>>>>>

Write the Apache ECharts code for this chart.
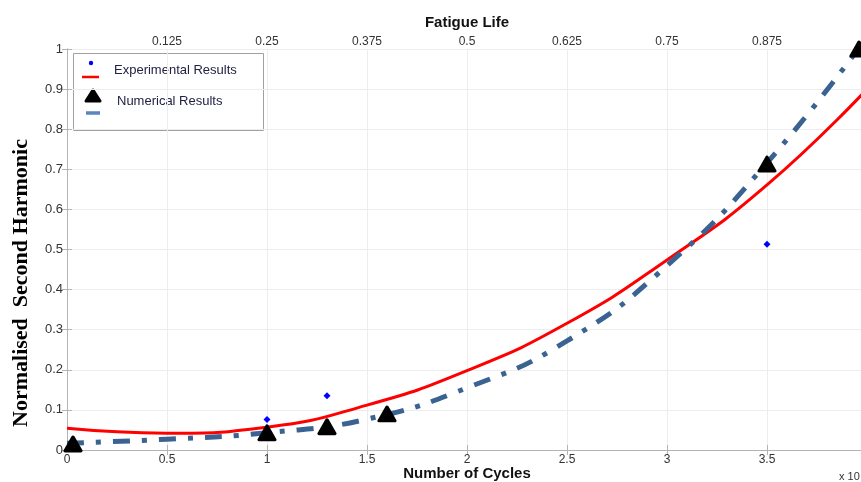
<!DOCTYPE html>
<html>
<head>
<meta charset="utf-8">
<script src="https://cdn.jsdelivr.net/npm/echarts@6/dist/echarts.min.js"></script>
<style>
html, body { margin: 0; padding: 0; background: #fff; }
#chart { width: 861px; height: 482px; }
</style>
</head>
<body>
<div id="chart"></div>
<script>
// values (x in units of 10^4 cycles)
const fitCycles = [0, 0.5, 1, 1.5, 2, 2.5, 3, 3.5, 4]
const expFitValues = [0.054, 0.042, 0.057, 0.112, 0.198, 0.316, 0.474, 0.661, 0.90]
const numFitValues = [0.017, 0.027, 0.043, 0.077, 0.155, 0.272, 0.46, 0.716, 1.03]

const expCycles = [1, 1.3, 3.5]
const expValues = [0.076, 0.135, 0.513]

const numCycles = [0.03, 1, 1.3, 1.6, 3.5, 3.96]
const numValues = [0.015, 0.043, 0.058, 0.09, 0.713, 1.0]

const pair = (xs, ys) => xs.map((x, i) => [x, ys[i]])

const axisGray = '#b4b4b4'
const labelStyle = { color: '#333', fontSize: 12, fontFamily: 'Liberation Sans, Arial' }

const chart = echarts.init(document.getElementById('chart'), null, { renderer: 'canvas' })

const option = {
  animation: false,
  backgroundColor: '#fff',
  grid: { left: 67, top: 49, width: 800, height: 401, outerBoundsMode: 'none', containLabel: false },
  xAxis: [
    {
      type: 'value', position: 'bottom', min: 0, max: 4, interval: 0.5,
      name: 'Number of Cycles', nameLocation: 'middle', nameGap: 16, nameMoveOverlap: false,
      nameTextStyle: { fontSize: 15, fontWeight: 'bold', color: '#111', fontFamily: 'Liberation Sans, Arial' },
      axisLine: { lineStyle: { color: axisGray } },
      axisTick: { inside: true, length: 5, lineStyle: { color: axisGray } },
      axisLabel: Object.assign({ margin: 4, showMaxLabel: false }, labelStyle),
      splitLine: { show: true, lineStyle: { color: '#ededed' } }
    },
    {
      type: 'value', position: 'top', min: 0, max: 1, interval: 0.125,
      name: 'Fatigue Life', nameLocation: 'middle', nameGap: 19, nameMoveOverlap: false,
      nameTextStyle: { fontSize: 15, fontWeight: 'bold', color: '#111', fontFamily: 'Liberation Sans, Arial' },
      axisLine: { lineStyle: { color: axisGray } },
      axisTick: { inside: true, length: 5, lineStyle: { color: axisGray } },
      axisLabel: Object.assign({ margin: 1, showMinLabel: false, showMaxLabel: false }, labelStyle),
      splitLine: { show: false }
    }
  ],
  yAxis: [
    {
      type: 'value', position: 'left', min: 0, max: 1, interval: 0.1,
      axisLine: { show: true, lineStyle: { color: axisGray } },
      axisTick: { show: true, inside: true, length: 5, lineStyle: { color: axisGray } },
      axisLabel: Object.assign({}, labelStyle, { margin: 4, fontSize: 13 }),
      splitLine: { show: true, lineStyle: { color: '#ededed' } }
    },
    {
      type: 'value', position: 'right', min: 0, max: 1, interval: 0.1,
      axisLine: { show: true, lineStyle: { color: axisGray } },
      axisTick: { show: true, inside: true, length: 5, lineStyle: { color: axisGray } },
      axisLabel: { show: false },
      splitLine: { show: false }
    }
  ],
  series: [
    {
      name: 'Experimental fit', type: 'line', smooth: 0.5,
      showSymbol: false, symbol: 'none',
      lineStyle: { color: '#ff0000', width: 3 },
      data: pair(fitCycles, expFitValues), z: 2
    },
    {
      name: 'Numerical fit', type: 'line', smooth: 0.5,
      showSymbol: false, symbol: 'none',
      lineStyle: { color: '#3b6392', width: 5, type: [17, 12, 5, 12], cap: 'butt' },
      data: pair(fitCycles, numFitValues), z: 3
    },
    {
      name: 'Numerical Results', type: 'scatter', symbol: 'triangle', symbolSize: [16, 14],
      itemStyle: { color: '#000', borderColor: '#000', borderWidth: 3, borderJoin: 'round', opacity: 1 },
      data: pair(numCycles, numValues), z: 4
    },
    {
      name: 'Experimental Results', type: 'scatter', symbol: 'diamond', symbolSize: 7,
      itemStyle: { color: '#0000ff', opacity: 1 },
      data: pair(expCycles, expValues), z: 5
    }
  ],
  graphic: [
    {
      type: 'text', x: 21, y: 283, rotation: Math.PI / 2,
      style: {
        text: 'Normalised  Second Harmonic', fill: '#000',
        font: 'bold 22px "Liberation Serif", "Times New Roman", serif',
        textAlign: 'center', textVerticalAlign: 'middle'
      }
    },
    {
      type: 'text', x: 839, y: 477,
      style: { text: 'x 10', fill: '#333', font: '11px "Liberation Sans", Arial', textVerticalAlign: 'middle' }
    },
    {
      type: 'group', z: 100,
      children: [
        { type: 'rect', shape: { x: 73.5, y: 53.5, width: 190, height: 77 }, style: { fill: '#fff', stroke: '#a0a0a0', lineWidth: 1 } },
        { type: 'circle', shape: { cx: 91, cy: 63, r: 2.2 }, style: { fill: '#0000ff' } },
        { type: 'line', shape: { x1: 82, y1: 77, x2: 99, y2: 77 }, style: { stroke: '#ff0000', lineWidth: 2.5 } },
        { type: 'polygon', shape: { points: [[86, 101], [100, 101], [93, 90]] }, style: { fill: '#000', stroke: '#000', lineWidth: 3, lineJoin: 'round' } },
        { type: 'line', shape: { x1: 86, y1: 113, x2: 100, y2: 113 }, style: { stroke: '#5a86bd', lineWidth: 3.5 } },
        { type: 'text', x: 114, y: 70, style: { text: 'Experimental Results', fill: '#222244', font: '13px "Liberation Sans", Arial', textVerticalAlign: 'middle' } },
        { type: 'text', x: 117, y: 101, style: { text: 'Numerical Results', fill: '#222244', font: '13px "Liberation Sans", Arial', textVerticalAlign: 'middle' } }
      ]
    }
  ]
}

chart.setOption(option)
</script>
</body>
</html>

<<<<<

• _EXERCISE INSTRUCTIONS_
Reproduce the material in full, word for word, and omit the pictures.

• _SOLUTION TO THIS PROBLEM_
Write the Apache ECharts code for this chart.
<!DOCTYPE html>
<html>
<head>
<meta charset="utf-8">
<script src="https://cdn.jsdelivr.net/npm/echarts@6/dist/echarts.min.js"></script>
<style>
html, body { margin: 0; padding: 0; background: #fff; }
#chart { width: 861px; height: 482px; }
</style>
</head>
<body>
<div id="chart"></div>
<script>
// values (x in units of 10^4 cycles)
const fitCycles = [0, 0.5, 1, 1.5, 2, 2.5, 3, 3.5, 4]
const expFitValues = [0.054, 0.042, 0.057, 0.112, 0.198, 0.316, 0.474, 0.661, 0.90]
const numFitValues = [0.017, 0.027, 0.043, 0.077, 0.155, 0.272, 0.46, 0.716, 1.03]

const expCycles = [1, 1.3, 3.5]
const expValues = [0.076, 0.135, 0.513]

const numCycles = [0.03, 1, 1.3, 1.6, 3.5, 3.96]
const numValues = [0.015, 0.043, 0.058, 0.09, 0.713, 1.0]

const pair = (xs, ys) => xs.map((x, i) => [x, ys[i]])

const axisGray = '#b4b4b4'
const labelStyle = { color: '#333', fontSize: 12, fontFamily: 'Liberation Sans, Arial' }

const chart = echarts.init(document.getElementById('chart'), null, { renderer: 'canvas' })

const option = {
  animation: false,
  backgroundColor: '#fff',
  grid: { left: 67, top: 49, width: 800, height: 401, outerBoundsMode: 'none', containLabel: false },
  xAxis: [
    {
      type: 'value', position: 'bottom', min: 0, max: 4, interval: 0.5,
      name: 'Number of Cycles', nameLocation: 'middle', nameGap: 16, nameMoveOverlap: false,
      nameTextStyle: { fontSize: 15, fontWeight: 'bold', color: '#111', fontFamily: 'Liberation Sans, Arial' },
      axisLine: { lineStyle: { color: axisGray } },
      axisTick: { inside: true, length: 5, lineStyle: { color: axisGray } },
      axisLabel: Object.assign({ margin: 4, showMaxLabel: false }, labelStyle),
      splitLine: { show: true, lineStyle: { color: '#ededed' } }
    },
    {
      type: 'value', position: 'top', min: 0, max: 1, interval: 0.125,
      name: 'Fatigue Life', nameLocation: 'middle', nameGap: 19, nameMoveOverlap: false,
      nameTextStyle: { fontSize: 15, fontWeight: 'bold', color: '#111', fontFamily: 'Liberation Sans, Arial' },
      axisLine: { lineStyle: { color: axisGray } },
      axisTick: { inside: true, length: 5, lineStyle: { color: axisGray } },
      axisLabel: Object.assign({ margin: 1, showMinLabel: false, showMaxLabel: false }, labelStyle),
      splitLine: { show: false }
    }
  ],
  yAxis: [
    {
      type: 'value', position: 'left', min: 0, max: 1, interval: 0.1,
      axisLine: { show: true, lineStyle: { color: axisGray } },
      axisTick: { show: true, inside: true, length: 5, lineStyle: { color: axisGray } },
      axisLabel: Object.assign({}, labelStyle, { margin: 4, fontSize: 13 }),
      splitLine: { show: true, lineStyle: { color: '#ededed' } }
    },
    {
      type: 'value', position: 'right', min: 0, max: 1, interval: 0.1,
      axisLine: { show: true, lineStyle: { color: axisGray } },
      axisTick: { show: true, inside: true, length: 5, lineStyle: { color: axisGray } },
      axisLabel: { show: false },
      splitLine: { show: false }
    }
  ],
  series: [
    {
      name: 'Experimental fit', type: 'line', smooth: 0.5,
      showSymbol: false, symbol: 'none',
      lineStyle: { color: '#ff0000', width: 3 },
      data: pair(fitCycles, expFitValues), z: 2
    },
    {
      name: 'Numerical fit', type: 'line', smooth: 0.5,
      showSymbol: false, symbol: 'none',
      lineStyle: { color: '#3b6392', width: 5, type: [17, 12, 5, 12], cap: 'butt' },
      data: pair(fitCycles, numFitValues), z: 3
    },
    {
      name: 'Numerical Results', type: 'scatter', symbol: 'triangle', symbolSize: [16, 14],
      itemStyle: { color: '#000', borderColor: '#000', borderWidth: 3, borderJoin: 'round', opacity: 1 },
      data: pair(numCycles, numValues), z: 4
    },
    {
      name: 'Experimental Results', type: 'scatter', symbol: 'diamond', symbolSize: 7,
      itemStyle: { color: '#0000ff', opacity: 1 },
      data: pair(expCycles, expValues), z: 5
    }
  ],
  graphic: [
    {
      type: 'text', x: 21, y: 283, rotation: Math.PI / 2,
      style: {
        text: 'Normalised  Second Harmonic', fill: '#000',
        font: 'bold 22px "Liberation Serif", "Times New Roman", serif',
        textAlign: 'center', textVerticalAlign: 'middle'
      }
    },
    {
      type: 'text', x: 839, y: 477,
      style: { text: 'x 10', fill: '#333', font: '11px "Liberation Sans", Arial', textVerticalAlign: 'middle' }
    },
    {
      type: 'group', z: 100,
      children: [
        { type: 'rect', shape: { x: 73.5, y: 53.5, width: 190, height: 77 }, style: { fill: '#fff', stroke: '#a0a0a0', lineWidth: 1 } },
        { type: 'circle', shape: { cx: 91, cy: 63, r: 2.2 }, style: { fill: '#0000ff' } },
        { type: 'line', shape: { x1: 82, y1: 77, x2: 99, y2: 77 }, style: { stroke: '#ff0000', lineWidth: 2.5 } },
        { type: 'polygon', shape: { points: [[86, 101], [100, 101], [93, 90]] }, style: { fill: '#000', stroke: '#000', lineWidth: 3, lineJoin: 'round' } },
        { type: 'line', shape: { x1: 86, y1: 113, x2: 100, y2: 113 }, style: { stroke: '#5a86bd', lineWidth: 3.5 } },
        { type: 'text', x: 114, y: 70, style: { text: 'Experimental Results', fill: '#222244', font: '13px "Liberation Sans", Arial', textVerticalAlign: 'middle' } },
        { type: 'text', x: 117, y: 101, style: { text: 'Numerical Results', fill: '#222244', font: '13px "Liberation Sans", Arial', textVerticalAlign: 'middle' } }
      ]
    }
  ]
}

chart.setOption(option)
</script>
</body>
</html>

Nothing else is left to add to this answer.